01 February 2011

They May Not Spell Precisely, But…

A new blog on my reading list is E Is for Book, started by a group of authors and illustrators for children who are exploring the possibilities of electronic publishing. Many of them have had books published or republished in digital formats, such as Emilie Boon’s Peterkin Meets a Star, as I mentioned back here.

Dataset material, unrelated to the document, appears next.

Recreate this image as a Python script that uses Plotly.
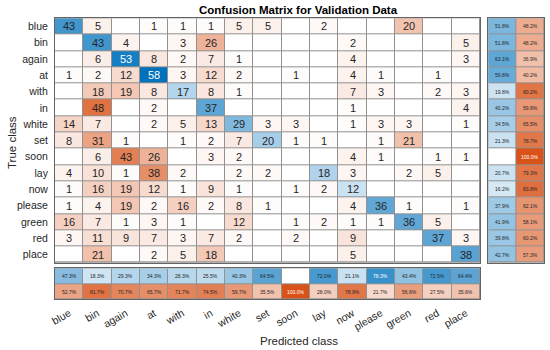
import plotly.graph_objects as go

classes = ["blue", "bin", "again", "at", "with", "in", "white", "set", "soon",
           "lay", "now", "please", "green", "red", "place"]

# rows = true class, columns = predicted class
counts = [
    [43, 5, 0, 1, 1, 1, 5, 5, 0, 2, 0, 0, 20, 0, 0],
    [0, 43, 4, 0, 3, 26, 0, 0, 0, 0, 2, 0, 0, 0, 5],
    [0, 6, 53, 8, 2, 7, 1, 0, 0, 0, 4, 0, 0, 0, 3],
    [1, 2, 12, 58, 3, 12, 2, 0, 1, 0, 4, 1, 0, 1, 0],
    [0, 18, 19, 8, 17, 8, 1, 0, 0, 0, 7, 3, 0, 2, 3],
    [0, 48, 0, 2, 0, 37, 0, 0, 0, 0, 1, 0, 0, 0, 4],
    [14, 7, 0, 2, 5, 13, 29, 3, 3, 0, 1, 3, 3, 0, 1],
    [8, 31, 1, 0, 1, 2, 7, 20, 1, 1, 0, 1, 21, 0, 0],
    [0, 6, 43, 26, 0, 3, 2, 0, 0, 0, 4, 1, 0, 1, 1],
    [4, 10, 1, 38, 2, 0, 2, 2, 0, 18, 3, 0, 2, 5, 0],
    [1, 16, 19, 12, 1, 9, 1, 0, 1, 2, 12, 0, 0, 0, 0],
    [1, 4, 19, 2, 16, 2, 8, 1, 0, 0, 4, 36, 1, 0, 1],
    [16, 7, 1, 3, 1, 0, 12, 0, 1, 2, 1, 1, 36, 5, 0],
    [3, 11, 9, 7, 3, 7, 2, 0, 2, 0, 9, 0, 0, 37, 3],
    [0, 21, 0, 2, 5, 18, 0, 0, 0, 0, 5, 0, 0, 0, 38],
]

n = len(classes)
BLUE = "rgb(0,114,189)"
ORANGE = "rgb(217,83,25)"
DARK = "rgb(38,38,38)"
GRID = "rgb(145,145,145)"
EDGE = "rgb(100,100,100)"
FONT = "Liberation Sans, Arial, sans-serif"

vmax = max(max(r) for r in counts)
row_tot = [sum(r) for r in counts]
col_tot = [sum(counts[i][j] for i in range(n)) for j in range(n)]
row_ok = [100.0 * counts[i][i] / row_tot[i] for i in range(n)]
col_ok = [100.0 * counts[j][j] / col_tot[j] for j in range(n)]

z_diag = [[counts[i][j] if i == j else None for j in range(n)] for i in range(n)]
z_off = [[counts[i][j] if i != j else None for j in range(n)] for i in range(n)]

fig = go.Figure()
common = dict(showscale=False, xgap=1, ygap=1, hoverinfo="skip")
fig.add_trace(go.Heatmap(z=z_off, x=list(range(n)), y=list(range(n)), zmin=0, zmax=vmax,
                         colorscale=[[0, "white"], [1, ORANGE]], xaxis="x", yaxis="y", **common))
fig.add_trace(go.Heatmap(z=z_diag, x=list(range(n)), y=list(range(n)), zmin=0, zmax=vmax,
                         colorscale=[[0, "white"], [1, BLUE]], xaxis="x", yaxis="y", **common))

# row summary
fig.add_trace(go.Heatmap(z=[[p, None] for p in row_ok], x=[0, 1], y=list(range(n)), zmin=0, zmax=100,
                         colorscale=[[0, "white"], [1, BLUE]], xaxis="x2", yaxis="y2", **common))
fig.add_trace(go.Heatmap(z=[[None, 100 - p] for p in row_ok], x=[0, 1], y=list(range(n)), zmin=0, zmax=100,
                         colorscale=[[0, "white"], [1, ORANGE]], xaxis="x2", yaxis="y2", **common))
# column summary
fig.add_trace(go.Heatmap(z=[col_ok, [None] * n], x=list(range(n)), y=[0, 1], zmin=0, zmax=100,
                         colorscale=[[0, "white"], [1, BLUE]], xaxis="x3", yaxis="y3", **common))
fig.add_trace(go.Heatmap(z=[[None] * n, [100 - p for p in col_ok]], x=list(range(n)), y=[0, 1], zmin=0, zmax=100,
                         colorscale=[[0, "white"], [1, ORANGE]], xaxis="x3", yaxis="y3", **common))

ann = []
for i in range(n):
    for j in range(n):
        v = counts[i][j]
        if v == 0:
            continue
        t = v / vmax
        white = (t > 0.76) if i == j else (t > 0.9)
        ann.append(dict(x=j, y=i, xref="x", yref="y", text=str(v), showarrow=False,
                        font=dict(size=11, color="white" if white else DARK, family=FONT)))
for i in range(n):
    for k, p in enumerate([row_ok[i], 100 - row_ok[i]]):
        if p <= 0:
            continue
        t = p / 100
        white = (t > 0.76) if k == 0 else (t > 0.9)
        ann.append(dict(x=k, y=i, xref="x2", yref="y2", text=f"{p:.1f}%", showarrow=False,
                        font=dict(size=5, color="white" if white else DARK, family=FONT)))
for j in range(n):
    for k, p in enumerate([col_ok[j], 100 - col_ok[j]]):
        if p <= 0:
            continue
        t = p / 100
        white = (t > 0.76) if k == 0 else (t > 0.9)
        ann.append(dict(x=j, y=k, xref="x3", yref="y3", text=f"{p:.1f}%", showarrow=False,
                        font=dict(size=5, color="white" if white else DARK, family=FONT)))

W, H = 550, 350


def fx(px):
    return px / W


def fy(py):
    return 1 - py / H


ann.append(dict(x=fx(299), y=fy(10), xref="paper", yref="paper", showarrow=False,
                text="<b>Confusion Matrix for Validation Data</b>", xanchor="center", yanchor="middle",
                font=dict(size=11.5, color="black", family=FONT)))
ann.append(dict(x=fx(299), y=fy(341), xref="paper", yref="paper", showarrow=False,
                text="Predicted class", xanchor="center", yanchor="middle",
                font=dict(size=11.5, color=DARK, family=FONT)))
ann.append(dict(x=fx(12), y=fy(143), xref="paper", yref="paper", showarrow=False,
                text="True class", textangle=-90, xanchor="center", yanchor="middle",
                font=dict(size=11.5, color=DARK, family=FONT)))

box = dict(showgrid=False, zeroline=False, showline=True, mirror=True, linecolor=EDGE, linewidth=1,
           automargin=False)
ymain = [fy(262.7), fy(18.3)]
xmain = [fx(55), fx(480)]

fig.update_layout(
    width=W, height=H, margin=dict(l=0, r=0, t=0, b=0, pad=0), autosize=False,
    paper_bgcolor="white", plot_bgcolor=GRID, showlegend=False, hovermode=False,
    annotations=ann,
    xaxis=dict(domain=xmain, range=[-0.5, n - 0.5], showticklabels=False, ticks="", anchor="y", **box),
    yaxis=dict(domain=ymain, range=[n - 0.5, -0.5], tickvals=list(range(n)), ticktext=classes,
               ticks="", ticklabelstandoff=4, tickfont=dict(size=10.5, color=DARK, family=FONT),
               anchor="x", **box),
    xaxis2=dict(domain=[fx(488.3), fx(544)], range=[-0.5, 1.5], showticklabels=False, ticks="",
                anchor="y2", **box),
    yaxis2=dict(domain=ymain, range=[n - 0.5, -0.5], showticklabels=False, ticks="", anchor="x2", **box),
    xaxis3=dict(domain=xmain, range=[-0.5, n - 0.5], tickvals=list(range(n)), ticktext=classes,
                tickangle=-30, ticks="", ticklabelstandoff=3,
                tickfont=dict(size=10.5, color=DARK, family=FONT), anchor="y3", **box),
    yaxis3=dict(domain=[fy(299.3), fy(268.3)], range=[1.5, -0.5], showticklabels=False,
                ticks="", anchor="x3", **box),
)

# remove the default page margin so the 550x350 figure fills the window exactly
fig.write_html("out.html", config={"displayModeBar": False, "staticPlot": True},
               post_script="document.body.style.margin='0';")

Just last week Publishers Weekly reported on a Digital Book World panel about children’s packagers turning into app-makers by saying:

They are also focused on a category—kids' multimedia entertainment—so new and fast-changing that standards for quality barely exist and an underlying technology that seems to change on a weekly basis. Indeed, moderator Charlie Schroder was quick to ask the panel “how do you stay perpetually innovative?” in a field that seems to change by the minute.
The challenges for authors and illustrators used to working on their own are even more daunting. But some want to try themselves, both to explore the creative freedom and to keep a larger slice of the smaller pie. Loren Leedy just wrote at E Is for Book about book-app-making software in development. (I guess those would be apps for making apps.)

2 comments:

Unknown said...

Hi, thanks for linking to the E is for Book blog! We're operating under the theory that a book is a book regardless of the format. It will be interesting to see how things evolve.

J. L. Bell said...

I mused about the idea of a book as content potentially separate from format back when I noted Emilie Boon’s first “app.”

I can, of course, muse the other way, about how format can dictate content. Can a digital form of There’s a Monster at the End of This Book work like the codex form, for example?